7.4.8 Transforming Mesh Coordinates

A mesh can be scaled and transformed to a new location as it is written to or read from an Exodus file. To transform a mesh during import or export use the following command:

Transform Mesh {Input|Output}
[Scale <xyz_factor>]
[Scale <x_factor> <y_factor> <z_factor>]]
[Scale {X|Y|Z} <factor>]
[Translate <dx> [<dy> [<dz>]]]
[Translate {X|Y|Z} <distance>]
[Rotate <degrees> about {X|Y|Z}]
[Reset]

This command may be repeated any number of times using any number of options. Transform commands are cumulative, added to the effect of previous transforms. If more than one transformation is entered in the same command, transformations are applied in the order they appear in the command.

To clear a transformation matrix, use the reset option:

Transform Mesh {Input|Output} Reset

Mesh input and output transformations are also cleared when you reset the entire model using the reset command.

Transforming a mesh during output does not change the position of the mesh within Cubit. It only changes the nodal positions written to the Exodus file. Nodal positions may be changed within Cubit by transforming the body that contains the mesh. See Geometry Transforms for information on how to apply transformations to a Body.

Transforming a mesh during input does change the position of the mesh with Cubit. The file being read is not modified.

Transformations applied during mesh input are independent of transformations applied during mesh output.

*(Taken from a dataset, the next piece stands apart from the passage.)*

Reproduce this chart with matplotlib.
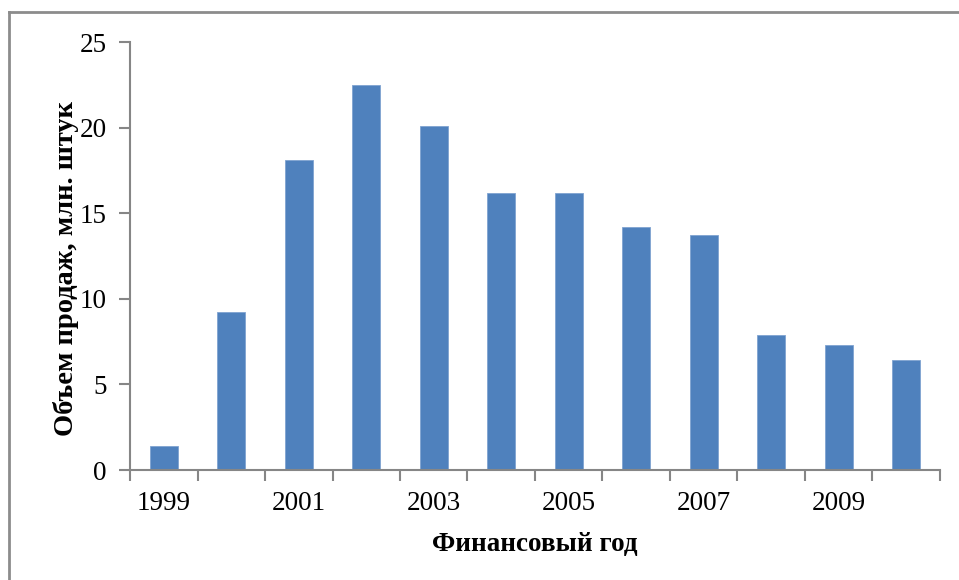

The following example generates a simple mesh, writes the mesh with its coordinates scaled by a factor of 2, and then re-imports that mesh, restoring the scaling to what it originally was in Cubit.

brick x 10
volume 1 interval 4
mesh vol 1
transform mesh output scale 2
export mesh ’temp.exo’
delete mesh
transform mesh input scale .5
import mesh ’temp.exo’

See Geometry Transforms for information on how to apply transformations to a Body.